_Task instructions_. Return exactly, and only, the lines from the one holding "Write a LaTeX" through the one holding "(0,0) rectangle (21.04,13.92);", both included; the pictures stay out.
* START Data shown *
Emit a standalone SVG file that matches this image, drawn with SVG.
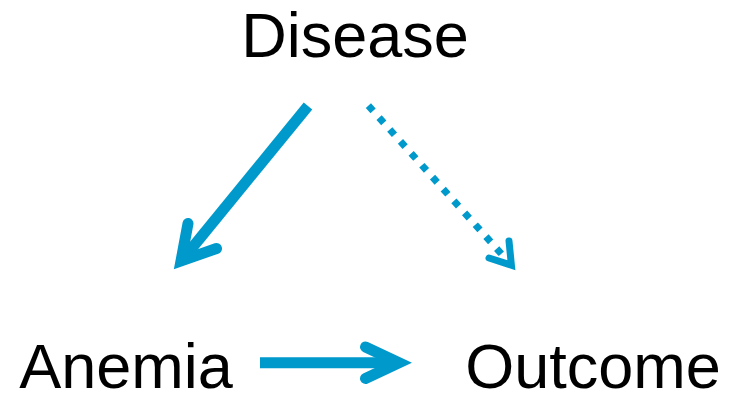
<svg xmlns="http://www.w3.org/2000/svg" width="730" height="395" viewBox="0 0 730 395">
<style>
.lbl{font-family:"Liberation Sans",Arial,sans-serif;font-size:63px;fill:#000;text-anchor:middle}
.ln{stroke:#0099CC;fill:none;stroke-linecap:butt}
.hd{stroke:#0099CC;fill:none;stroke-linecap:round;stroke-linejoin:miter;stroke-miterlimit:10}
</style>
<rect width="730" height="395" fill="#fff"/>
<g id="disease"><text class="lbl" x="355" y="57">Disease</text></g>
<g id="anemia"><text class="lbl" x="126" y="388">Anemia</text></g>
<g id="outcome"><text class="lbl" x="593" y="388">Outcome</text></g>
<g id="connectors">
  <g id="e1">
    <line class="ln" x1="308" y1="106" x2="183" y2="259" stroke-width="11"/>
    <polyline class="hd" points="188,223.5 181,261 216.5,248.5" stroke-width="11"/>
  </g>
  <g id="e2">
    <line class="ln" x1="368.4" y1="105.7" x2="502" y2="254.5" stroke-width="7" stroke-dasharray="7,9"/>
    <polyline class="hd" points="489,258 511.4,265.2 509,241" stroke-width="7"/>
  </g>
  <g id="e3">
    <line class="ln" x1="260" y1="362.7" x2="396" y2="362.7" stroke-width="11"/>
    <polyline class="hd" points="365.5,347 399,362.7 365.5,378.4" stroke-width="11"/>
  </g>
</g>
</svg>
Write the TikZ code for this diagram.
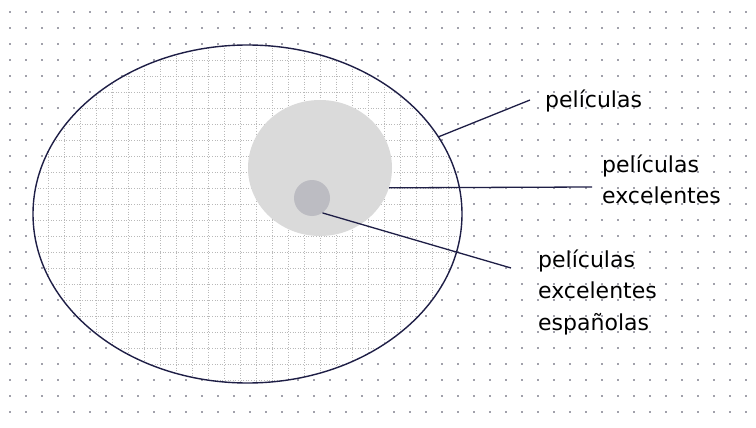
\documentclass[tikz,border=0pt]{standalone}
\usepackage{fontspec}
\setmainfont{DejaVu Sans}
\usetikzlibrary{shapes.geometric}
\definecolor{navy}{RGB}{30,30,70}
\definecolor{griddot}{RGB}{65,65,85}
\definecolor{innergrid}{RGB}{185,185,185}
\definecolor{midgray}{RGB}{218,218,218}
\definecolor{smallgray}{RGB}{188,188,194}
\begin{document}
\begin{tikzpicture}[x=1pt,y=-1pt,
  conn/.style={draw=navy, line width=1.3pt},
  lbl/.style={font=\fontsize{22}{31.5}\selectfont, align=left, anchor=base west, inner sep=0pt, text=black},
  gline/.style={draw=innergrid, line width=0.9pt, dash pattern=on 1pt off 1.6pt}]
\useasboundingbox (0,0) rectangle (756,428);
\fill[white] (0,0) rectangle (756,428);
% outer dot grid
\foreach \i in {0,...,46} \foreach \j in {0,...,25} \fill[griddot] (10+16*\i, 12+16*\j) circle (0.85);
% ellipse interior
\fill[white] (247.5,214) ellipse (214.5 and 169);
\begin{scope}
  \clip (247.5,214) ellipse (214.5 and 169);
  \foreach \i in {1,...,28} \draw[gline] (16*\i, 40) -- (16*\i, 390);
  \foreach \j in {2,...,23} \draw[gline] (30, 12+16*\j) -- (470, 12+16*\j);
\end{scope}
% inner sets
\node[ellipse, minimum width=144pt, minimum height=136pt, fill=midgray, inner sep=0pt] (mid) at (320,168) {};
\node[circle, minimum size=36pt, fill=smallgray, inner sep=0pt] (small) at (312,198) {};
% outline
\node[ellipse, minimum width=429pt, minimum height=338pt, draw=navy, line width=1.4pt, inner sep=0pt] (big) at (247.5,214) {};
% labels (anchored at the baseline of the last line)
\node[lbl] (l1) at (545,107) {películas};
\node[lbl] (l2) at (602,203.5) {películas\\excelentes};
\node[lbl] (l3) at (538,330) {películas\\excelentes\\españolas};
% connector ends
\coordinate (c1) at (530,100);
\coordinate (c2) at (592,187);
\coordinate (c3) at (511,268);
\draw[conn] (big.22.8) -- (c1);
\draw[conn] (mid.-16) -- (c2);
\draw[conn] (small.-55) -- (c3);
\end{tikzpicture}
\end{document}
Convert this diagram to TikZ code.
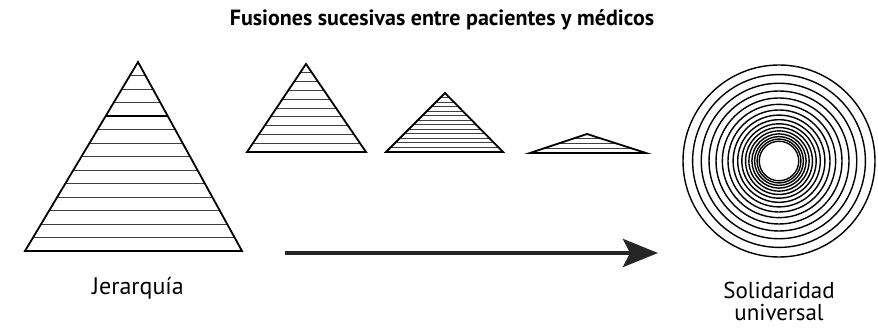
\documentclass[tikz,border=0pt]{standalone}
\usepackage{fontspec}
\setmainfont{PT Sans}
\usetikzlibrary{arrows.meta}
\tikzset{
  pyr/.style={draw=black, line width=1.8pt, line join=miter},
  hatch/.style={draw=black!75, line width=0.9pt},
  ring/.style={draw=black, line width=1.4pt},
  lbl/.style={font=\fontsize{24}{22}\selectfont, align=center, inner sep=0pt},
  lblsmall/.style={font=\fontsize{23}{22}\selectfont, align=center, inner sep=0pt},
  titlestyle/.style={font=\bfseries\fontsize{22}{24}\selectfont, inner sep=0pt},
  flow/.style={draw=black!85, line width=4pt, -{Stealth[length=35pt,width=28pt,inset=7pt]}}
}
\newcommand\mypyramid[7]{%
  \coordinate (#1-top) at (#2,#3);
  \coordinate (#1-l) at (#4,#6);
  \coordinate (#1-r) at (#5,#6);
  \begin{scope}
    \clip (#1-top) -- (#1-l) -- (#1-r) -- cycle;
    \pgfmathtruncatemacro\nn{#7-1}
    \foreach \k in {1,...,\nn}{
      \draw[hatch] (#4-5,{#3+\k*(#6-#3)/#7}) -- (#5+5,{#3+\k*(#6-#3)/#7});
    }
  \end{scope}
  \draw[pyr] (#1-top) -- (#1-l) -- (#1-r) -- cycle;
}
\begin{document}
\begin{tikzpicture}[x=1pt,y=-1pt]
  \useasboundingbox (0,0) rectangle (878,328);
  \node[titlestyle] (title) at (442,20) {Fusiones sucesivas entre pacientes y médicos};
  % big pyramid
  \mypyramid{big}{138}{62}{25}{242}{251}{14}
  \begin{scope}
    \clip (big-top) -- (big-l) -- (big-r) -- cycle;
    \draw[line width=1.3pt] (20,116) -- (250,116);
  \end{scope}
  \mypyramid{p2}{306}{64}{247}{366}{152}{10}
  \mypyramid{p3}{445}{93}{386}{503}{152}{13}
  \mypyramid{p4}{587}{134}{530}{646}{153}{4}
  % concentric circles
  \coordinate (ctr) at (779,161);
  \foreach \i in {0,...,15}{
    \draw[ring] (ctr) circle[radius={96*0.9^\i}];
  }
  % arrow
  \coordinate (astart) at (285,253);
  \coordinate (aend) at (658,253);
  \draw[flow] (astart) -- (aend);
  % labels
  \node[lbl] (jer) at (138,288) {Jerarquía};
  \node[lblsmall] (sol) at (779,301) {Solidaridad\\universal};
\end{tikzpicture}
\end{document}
* END Data shown *
* START Data shown *
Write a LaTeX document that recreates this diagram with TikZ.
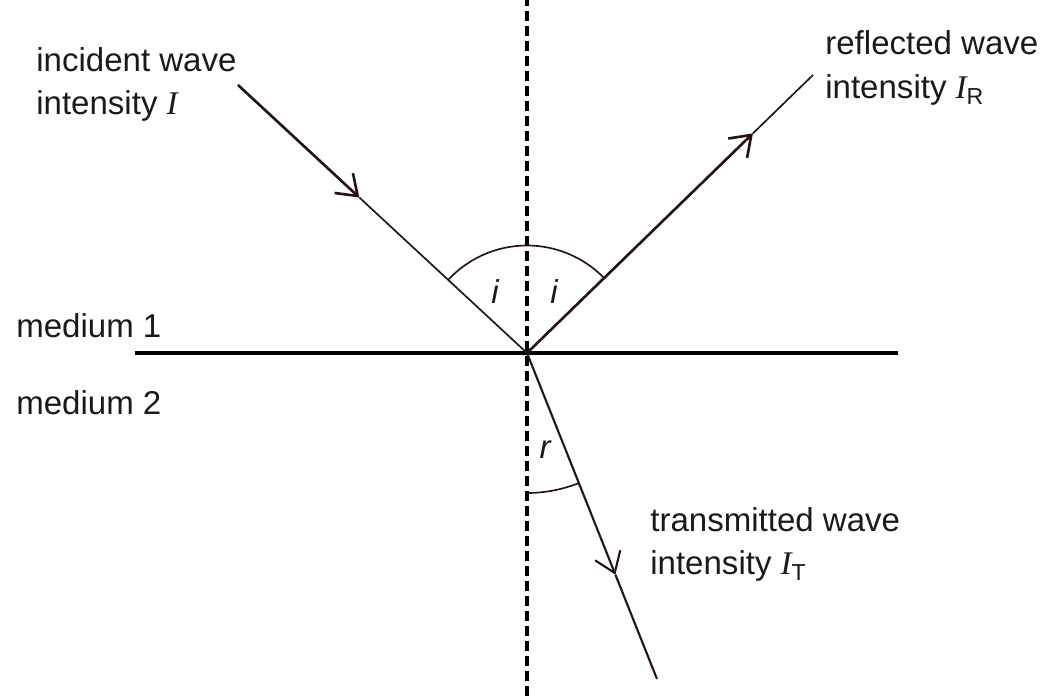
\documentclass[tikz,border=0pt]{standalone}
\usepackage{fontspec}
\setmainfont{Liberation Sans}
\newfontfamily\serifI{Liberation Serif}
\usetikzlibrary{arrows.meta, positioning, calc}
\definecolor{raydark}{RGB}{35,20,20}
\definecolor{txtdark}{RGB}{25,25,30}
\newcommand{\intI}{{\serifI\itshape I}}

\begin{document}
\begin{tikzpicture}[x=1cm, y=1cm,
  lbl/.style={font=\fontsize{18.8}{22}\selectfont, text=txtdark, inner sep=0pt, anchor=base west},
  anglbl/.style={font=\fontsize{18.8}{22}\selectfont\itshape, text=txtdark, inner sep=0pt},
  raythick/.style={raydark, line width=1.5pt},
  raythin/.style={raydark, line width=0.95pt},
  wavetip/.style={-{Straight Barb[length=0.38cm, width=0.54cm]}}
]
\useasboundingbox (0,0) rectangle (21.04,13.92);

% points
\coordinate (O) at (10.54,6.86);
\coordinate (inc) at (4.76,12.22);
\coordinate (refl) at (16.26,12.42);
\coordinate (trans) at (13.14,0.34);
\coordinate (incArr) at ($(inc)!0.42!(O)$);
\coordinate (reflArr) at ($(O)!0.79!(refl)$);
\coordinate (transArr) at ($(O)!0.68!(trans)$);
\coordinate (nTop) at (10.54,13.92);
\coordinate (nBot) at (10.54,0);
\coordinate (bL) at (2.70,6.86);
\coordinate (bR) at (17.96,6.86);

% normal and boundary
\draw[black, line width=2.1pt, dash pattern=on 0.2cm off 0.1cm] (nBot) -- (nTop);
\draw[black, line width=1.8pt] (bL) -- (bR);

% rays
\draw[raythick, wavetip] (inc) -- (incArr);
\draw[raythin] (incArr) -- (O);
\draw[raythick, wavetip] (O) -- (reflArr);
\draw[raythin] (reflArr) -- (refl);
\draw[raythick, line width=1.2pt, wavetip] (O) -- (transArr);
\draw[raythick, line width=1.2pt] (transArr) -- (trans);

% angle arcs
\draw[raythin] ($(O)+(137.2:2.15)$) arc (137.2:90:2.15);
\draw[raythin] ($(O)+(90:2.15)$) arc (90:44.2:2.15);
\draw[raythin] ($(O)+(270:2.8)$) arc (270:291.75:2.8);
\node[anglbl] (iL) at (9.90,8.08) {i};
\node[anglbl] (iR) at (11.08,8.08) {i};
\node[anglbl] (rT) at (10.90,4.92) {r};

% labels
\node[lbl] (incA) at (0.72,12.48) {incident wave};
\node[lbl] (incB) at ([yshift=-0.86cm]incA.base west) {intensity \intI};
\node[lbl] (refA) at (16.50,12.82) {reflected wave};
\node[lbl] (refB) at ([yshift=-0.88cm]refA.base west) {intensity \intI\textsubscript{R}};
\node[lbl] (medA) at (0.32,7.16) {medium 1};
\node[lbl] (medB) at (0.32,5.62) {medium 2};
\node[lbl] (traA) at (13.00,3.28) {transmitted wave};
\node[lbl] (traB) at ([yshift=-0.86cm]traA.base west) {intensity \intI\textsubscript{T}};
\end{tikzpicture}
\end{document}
* END Data shown *
_Expected answer_.
Write a LaTeX document that recreates this diagram with TikZ.
\documentclass[tikz,border=0pt]{standalone}
\usepackage{fontspec}
\setmainfont{Liberation Sans}
\newfontfamily\serifI{Liberation Serif}
\usetikzlibrary{arrows.meta, positioning, calc}
\definecolor{raydark}{RGB}{35,20,20}
\definecolor{txtdark}{RGB}{25,25,30}
\newcommand{\intI}{{\serifI\itshape I}}

\begin{document}
\begin{tikzpicture}[x=1cm, y=1cm,
  lbl/.style={font=\fontsize{18.8}{22}\selectfont, text=txtdark, inner sep=0pt, anchor=base west},
  anglbl/.style={font=\fontsize{18.8}{22}\selectfont\itshape, text=txtdark, inner sep=0pt},
  raythick/.style={raydark, line width=1.5pt},
  raythin/.style={raydark, line width=0.95pt},
  wavetip/.style={-{Straight Barb[length=0.38cm, width=0.54cm]}}
]
\useasboundingbox (0,0) rectangle (21.04,13.92);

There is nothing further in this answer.